Desde hace un tiempo me vengo haciendo esta pregunta. En los últimos tiempos he conocido a mucha gente que tiene clarísimos sus objetivos vitales, sabe lo que quiere hacer, el empleo que quiere conseguir y cuánto quiere ganar. Sin embargo, cuando les pregunto por qué ansían lo que dicen desear, se quedan en blanco.

Tener un objetivo en tu carrera profesional y en la personal, es vital para poder llegar lejos, pero tener un motivo es lo que hace que luches por ello «con uñas y dientes«.

Yo sé lo que quiero en la vida, pero sobre todo sé por qué lo quiero. Y al haber ido cambiando mis motivaciones, también han cambiado mis objetivos. Si no hubiera hecho el ejercicio de definir el por qué de mis deseos, no hubiera modificado nunca el rumbo. Quizás lo hubiera obtenido a base de tesón y constancia, pero seguramente no me habría llegado a satisfacer tanto como en mi mente imaginaba.

Cuando acabé la carrera mi objetivo primordial era encontrar trabajo de periodista, a toda costa. Y cuando digo a toda costa, me refiero a aceptar trabajos precarios, impagados y abusivos. Con los años, y después de una ardua reflexión, empecé a trazar en mi mente lo que realmente deseaba en los años que me toque vivir en este planeta (que espero que sean muchos).

Deseo una estabilidad que me permita tener mi independencia vital, deseo un trabajo que me apasione, deseo poder compartir tiempo con mis amig@s reunid@s en una cena, deseo pasar ratos con mi familia, deseo crecer en aprendizajes, deseo conocer personas y llenarme de lo que me pueden enseñar, mientras vuelco en ellas los pocos o muchos conocimientos que poseo. Y lo deseo porque quiero llegar a viejita, mirar hacia atrás y ver que mi vida ha sido plena, que no he sacrificado una parte de mi existencia persiguiendo unos objetivos ilusorios o que requerían tanto de mí, que no me dejaron espacio para nada más.

Por ello salté de la comunicación a los RRHH, no porque desease abandonar el periodismo que es y será siempre mi gran amor, si no por la situación en la que se encontraba mi profesión, saturada de autónomos (Qué bonito suena lo de freelance…), de precariedad y de horarios interminables que no se compensan económicamente. Pero, sobre todo, por la imposibilidad de que me diera la estabilidad que había decidido fijarme como meta.

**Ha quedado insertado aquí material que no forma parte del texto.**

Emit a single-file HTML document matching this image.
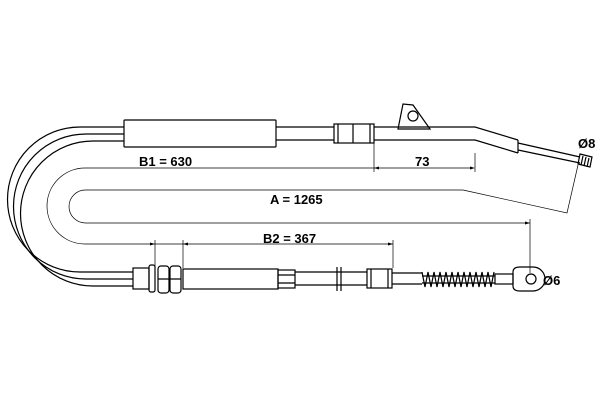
<!DOCTYPE html>
<html><head><style>html,body{margin:0;padding:0;background:#fff}svg{display:block}</style></head><body>
<svg width="600" height="400" viewBox="0 0 600 400" xmlns="http://www.w3.org/2000/svg" font-family="Liberation Sans, sans-serif">
<g fill="none" stroke="#000" stroke-width="1.2">
<path d="M124 127 H80 A72.5 72.5 0 0 0 80 272 H133"/>
<path d="M124 134 H86 A72.5 72.5 0 0 0 86 279 H133"/>
<path d="M124 141 H93 A72.5 72.5 0 0 0 93 286 H133"/>
<rect x="124" y="120" width="152" height="27" rx="1"/>
<path d="M276 127 H334 M276 140 H334"/>
<rect x="334" y="124" width="40" height="19"/>
<path d="M353 124 V143 M338 124 V143 M370 124 V143"/>
<path d="M374 127 H475 L518 140 M374 140 H475 L518 153"/>
<path d="M518 140 L518 153"/>
<path d="M518 143 L580 157 M518 150 L580 163"/>
<path d="M580 154 L592 157 L590 167 L578 164 Z"/>
<path d="M583 156 L581 165 M586 157 L584 166 M589 158 L587 167"/>
<path d="M398 129 L403 104 L413 105 L430 129 Z"/>
<circle cx="413" cy="116" r="5"/>
<rect x="133" y="268" width="16" height="21"/>
<rect x="149" y="265" width="6" height="27" rx="2"/>
<rect x="158" y="266" width="11" height="27" rx="3"/>
<rect x="170" y="266" width="11" height="27" rx="3"/>
<path d="M158 279 H181"/>
<rect x="183" y="269" width="95" height="20"/>
<rect x="278" y="270" width="17" height="18"/>
<path d="M278 275 H295 M278 283 H295"/>
<path d="M295 272 H367 M295 285 H367"/>
<path d="M337 267 V291 M341 267 V291"/>
<rect x="367" y="269" width="25" height="19"/>
<path d="M371 269 V288 M388 269 V288"/>
<path d="M392 273 H422 M392 284 H422"/>
<path d="M422 272 L425 287 L428 272 L431 287 L434 272 L437 287 L440 272 L443 287 L446 272 L449 287 L452 272 L455 287 L458 272 L461 287 L464 272 L467 287 L470 272 L473 287 L476 272 L479 287 L482 272 L485 287 L488 272 L491 287 L494 272"/>
<path d="M422 276 H495 M422 283 H495"/>
<rect x="495" y="274" width="18" height="10"/>
<path d="M513 272 Q513 267 520 267 H533 A12 12 0 0 1 533 291 H520 Q513 291 513 286 Z"/>
<circle cx="531" cy="279" r="5"/>
</g>
<g fill="none" stroke="#000" stroke-width="0.7">
<path d="M470 168 H85 A38 38 0 0 0 85 244 H393"/>
<path d="M463 190 H85.5 A16.5 16.5 0 0 0 85.5 223 H530"/>
<path d="M463 190 L567 213 L578 165"/>
<path d="M374 143 V172 M475 153 V172"/>
<path d="M155 240 V280 M183 240 V268 M393 240 V268 M530 219 V273"/>
</g>
<g fill="#000">
<path d="M155 244 l-5 -1.5 v3 z M183 244 l5 -1.5 v3 z M393 244 l-5 -1.5 v3 z M530 223 l-5 -1.5 v3 z M374 168 l5 -1.5 v3 z M475 168 l-5 -1.5 v3 z"/>
</g>
<g fill="#000" font-weight="bold" font-size="13">
<text x="139" y="166">B1 = 630</text>
<text x="415" y="166">73</text>
<text x="270" y="204">A = 1265</text>
<text x="263" y="243">B2 = 367</text>
<text x="578" y="148">Ø8</text>
<text x="543" y="285">Ø6</text>
</g>
</svg>
</body></html>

De los RRHH he pasado en esta última etapa a la gestión de proyectos. Es un área nueva para mí, que desconozco y que me llena de satisfacción porque me permite aprender algo nuevo a diario. Lo descubrí por casualidad, buscando la consecución de mis deseos. No lo esperaba, pero apareció ante mí la posibilidad: un empleo nuevo, en el que aprender, en el que compartir conocimientos, en un puesto que me atraía y en el que poner el alma a diario, a la vez que me deja tiempo para los míos.

Es un empleo que me acerca un poco más a mi objetivo final, sin dejar de lado los motivos que me mueven. No voy a negar que mi fin sería poder volver a la comunicación, y vincular ese área con todos los conocimientos que he ido atesorando como pequeñas piedras preciosas por el camino. Sin embargo, a día de hoy, tendría que sacrificar todos mis por qués y mis metas. Aunque confío en que la rueda se torne benévola y pronto pueda hacer encajar mi vocación con mis objetivos.

Mientras tanto, tengo claro que tener un empleo que te gusta, hace crecer la motivación y aumenta la productividad en las mismas dosis que la felicidad. Sin embargo, desde hace un tiempo, he descubierto que no se trata de que ames lo que haces, sino de ponerle todo tu afán a enamorarte de ello cada día. Cambiar de dirección, probar, experimentar nuevos ámbitos abre tus miras, te enseña, te hace crecer como profesional y como persona.

Si eres capaz de enamorarte de lo que haces, has cumplido gran parte de la meta. ¿Tú lo has conseguido?